Day whatever the hell it is for gardening & photography

The tomatoes are finally about 2in tall. After work today, I spent about an hour and 20 min repotting the little ones. All together, I had 49 plants. Each now in their own little pot. The next few days will be a test for them while their roots adjust to the new environment. Then I can't wait for them to take off again. I plan on selling the extra plants for $1 each. All I want is to break even for what I spent on seeds, pots, and soil. Working on acquiring more soil for free or close to free.

Weather: gales and showers. Puts people in a bad mood methinks. That and plus it's Monday. Happy to be home.

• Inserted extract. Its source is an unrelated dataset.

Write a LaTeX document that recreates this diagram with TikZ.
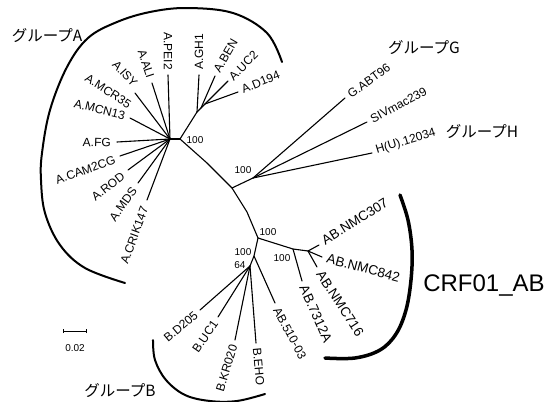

Found a great photographer: Roni River, an Israeli photographer. I didn't really read any of her writings since they were in all caps. But the photos...so evocative. I think she's gorgeous. It makes me sad when she posted a picture of herself commenting that it's taken her a long time to gather enough courage to post it. Honestly, her reluctance is a feeling every women/girl can share, unfortunately. I look at my body and I feel unhappy about it. Scars without a great accompanying pirate story. Just there because I was lucky enough to be in the middle of the Venn diagram between the circles of "the 11 year old with shingles (which happens to be a mostly old person's disease and those who are immunocompromised, of which I am neither)" and "Asian with skin prone to form keloids." I'm not stupid. I know what they are, though I don't talk about them to others. In high school when I was in XC, I didn't think I was skinny enough though my best friend who struggled with her own body image problems, told me she wishes she was my size. Instead, I looked enviously at others who didn't store body in the belly area. Always wanted to be five pounds lighter. Now at 27 years old, I look enviously at that girl in high school and wondered why she didn't see something that made her happy? Of course I can't think that without turning my spotlight on myself now. It's a struggle when I constantly see the clash of the body image society holds as ideal and reality failing that ideal. Even though Luis tells me at every opportunity how beautiful I am and never gets tired of reaffirming it whenever I ask, I never truly believe him. Fifteen pounds less...

...all why I love her photography. She puts such a playful spin on the image of her body. Sexy, beautiful, gorgeous, fun. I love that she puts her body out there. It makes me want to take up photography so I can show myself my body through my eyes.